DATA SECTION:
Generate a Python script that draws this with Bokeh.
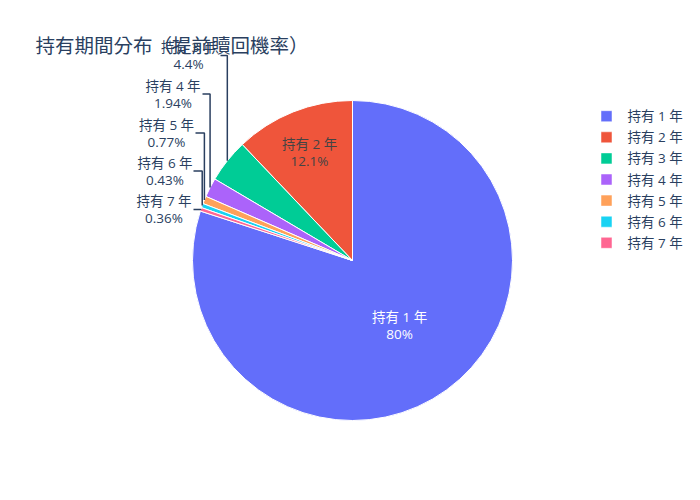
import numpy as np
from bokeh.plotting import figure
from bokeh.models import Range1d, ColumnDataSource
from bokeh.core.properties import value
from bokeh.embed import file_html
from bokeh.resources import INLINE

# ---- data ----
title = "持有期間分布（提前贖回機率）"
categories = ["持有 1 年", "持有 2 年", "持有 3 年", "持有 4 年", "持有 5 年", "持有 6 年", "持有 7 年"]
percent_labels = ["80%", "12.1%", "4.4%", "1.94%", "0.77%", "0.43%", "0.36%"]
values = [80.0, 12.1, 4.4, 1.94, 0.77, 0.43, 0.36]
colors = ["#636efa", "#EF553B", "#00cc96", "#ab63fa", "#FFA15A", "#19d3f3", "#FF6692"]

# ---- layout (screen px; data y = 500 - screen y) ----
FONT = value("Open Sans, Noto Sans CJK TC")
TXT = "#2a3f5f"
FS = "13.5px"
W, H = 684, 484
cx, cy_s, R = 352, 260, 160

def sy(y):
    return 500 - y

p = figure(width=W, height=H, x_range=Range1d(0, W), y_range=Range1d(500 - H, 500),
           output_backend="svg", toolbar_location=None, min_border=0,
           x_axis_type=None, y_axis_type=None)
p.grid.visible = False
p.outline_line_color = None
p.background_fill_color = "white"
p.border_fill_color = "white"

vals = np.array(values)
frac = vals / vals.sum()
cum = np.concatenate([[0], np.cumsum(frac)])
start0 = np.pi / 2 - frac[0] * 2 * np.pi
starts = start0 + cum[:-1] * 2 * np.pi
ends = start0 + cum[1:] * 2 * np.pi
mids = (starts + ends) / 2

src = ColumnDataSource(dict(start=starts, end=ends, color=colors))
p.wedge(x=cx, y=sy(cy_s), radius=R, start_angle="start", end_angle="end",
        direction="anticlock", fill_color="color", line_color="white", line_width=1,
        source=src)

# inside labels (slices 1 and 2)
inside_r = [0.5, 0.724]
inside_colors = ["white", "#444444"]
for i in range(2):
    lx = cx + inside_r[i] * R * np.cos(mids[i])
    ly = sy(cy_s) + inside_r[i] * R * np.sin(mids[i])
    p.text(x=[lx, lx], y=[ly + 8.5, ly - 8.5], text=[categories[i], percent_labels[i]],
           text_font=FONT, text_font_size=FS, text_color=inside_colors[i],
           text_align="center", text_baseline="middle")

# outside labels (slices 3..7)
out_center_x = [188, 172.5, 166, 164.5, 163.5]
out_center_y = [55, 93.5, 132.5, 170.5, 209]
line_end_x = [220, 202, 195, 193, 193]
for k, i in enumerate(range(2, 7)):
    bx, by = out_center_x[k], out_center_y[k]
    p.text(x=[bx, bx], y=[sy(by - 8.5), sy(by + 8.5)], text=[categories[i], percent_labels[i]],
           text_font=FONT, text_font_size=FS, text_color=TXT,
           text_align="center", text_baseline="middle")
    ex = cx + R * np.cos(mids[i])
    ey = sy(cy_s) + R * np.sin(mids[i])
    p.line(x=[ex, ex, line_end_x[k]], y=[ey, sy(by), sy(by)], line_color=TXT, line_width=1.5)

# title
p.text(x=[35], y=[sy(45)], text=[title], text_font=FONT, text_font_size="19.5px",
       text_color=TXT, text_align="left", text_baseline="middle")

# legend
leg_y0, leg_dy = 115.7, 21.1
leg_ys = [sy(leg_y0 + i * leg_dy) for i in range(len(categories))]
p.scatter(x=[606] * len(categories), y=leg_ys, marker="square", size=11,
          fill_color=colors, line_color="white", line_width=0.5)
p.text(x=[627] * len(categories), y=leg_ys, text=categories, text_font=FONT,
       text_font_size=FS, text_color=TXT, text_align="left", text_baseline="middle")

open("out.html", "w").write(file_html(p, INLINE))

INSTRUCTIONS FOR THE TASK: Omit every picture while copying the listing above exactly.

SOLUTION FOR THIS TASK:
Generate a Python script that draws this with Bokeh.
import numpy as np
from bokeh.plotting import figure
from bokeh.models import Range1d, ColumnDataSource
from bokeh.core.properties import value
from bokeh.embed import file_html
from bokeh.resources import INLINE

# ---- data ----
title = "持有期間分布（提前贖回機率）"
categories = ["持有 1 年", "持有 2 年", "持有 3 年", "持有 4 年", "持有 5 年", "持有 6 年", "持有 7 年"]
percent_labels = ["80%", "12.1%", "4.4%", "1.94%", "0.77%", "0.43%", "0.36%"]
values = [80.0, 12.1, 4.4, 1.94, 0.77, 0.43, 0.36]
colors = ["#636efa", "#EF553B", "#00cc96", "#ab63fa", "#FFA15A", "#19d3f3", "#FF6692"]

# ---- layout (screen px; data y = 500 - screen y) ----
FONT = value("Open Sans, Noto Sans CJK TC")
TXT = "#2a3f5f"
FS = "13.5px"
W, H = 684, 484
cx, cy_s, R = 352, 260, 160

def sy(y):
    return 500 - y

p = figure(width=W, height=H, x_range=Range1d(0, W), y_range=Range1d(500 - H, 500),
           output_backend="svg", toolbar_location=None, min_border=0,
           x_axis_type=None, y_axis_type=None)
p.grid.visible = False
p.outline_line_color = None
p.background_fill_color = "white"
p.border_fill_color = "white"

vals = np.array(values)
frac = vals / vals.sum()
cum = np.concatenate([[0], np.cumsum(frac)])
start0 = np.pi / 2 - frac[0] * 2 * np.pi
starts = start0 + cum[:-1] * 2 * np.pi
ends = start0 + cum[1:] * 2 * np.pi
mids = (starts + ends) / 2

src = ColumnDataSource(dict(start=starts, end=ends, color=colors))
p.wedge(x=cx, y=sy(cy_s), radius=R, start_angle="start", end_angle="end",
        direction="anticlock", fill_color="color", line_color="white", line_width=1,
        source=src)

# inside labels (slices 1 and 2)
inside_r = [0.5, 0.724]
inside_colors = ["white", "#444444"]
for i in range(2):
    lx = cx + inside_r[i] * R * np.cos(mids[i])
    ly = sy(cy_s) + inside_r[i] * R * np.sin(mids[i])
    p.text(x=[lx, lx], y=[ly + 8.5, ly - 8.5], text=[categories[i], percent_labels[i]],
           text_font=FONT, text_font_size=FS, text_color=inside_colors[i],
           text_align="center", text_baseline="middle")

# outside labels (slices 3..7)
out_center_x = [188, 172.5, 166, 164.5, 163.5]
out_center_y = [55, 93.5, 132.5, 170.5, 209]
line_end_x = [220, 202, 195, 193, 193]
for k, i in enumerate(range(2, 7)):
    bx, by = out_center_x[k], out_center_y[k]
    p.text(x=[bx, bx], y=[sy(by - 8.5), sy(by + 8.5)], text=[categories[i], percent_labels[i]],
           text_font=FONT, text_font_size=FS, text_color=TXT,
           text_align="center", text_baseline="middle")
    ex = cx + R * np.cos(mids[i])
    ey = sy(cy_s) + R * np.sin(mids[i])
    p.line(x=[ex, ex, line_end_x[k]], y=[ey, sy(by), sy(by)], line_color=TXT, line_width=1.5)

# title
p.text(x=[35], y=[sy(45)], text=[title], text_font=FONT, text_font_size="19.5px",
       text_color=TXT, text_align="left", text_baseline="middle")

# legend
leg_y0, leg_dy = 115.7, 21.1
leg_ys = [sy(leg_y0 + i * leg_dy) for i in range(len(categories))]
p.scatter(x=[606] * len(categories), y=leg_ys, marker="square", size=11,
          fill_color=colors, line_color="white", line_width=0.5)
p.text(x=[627] * len(categories), y=leg_ys, text=categories, text_font=FONT,
       text_font_size=FS, text_color=TXT, text_align="left", text_baseline="middle")

open("out.html", "w").write(file_html(p, INLINE))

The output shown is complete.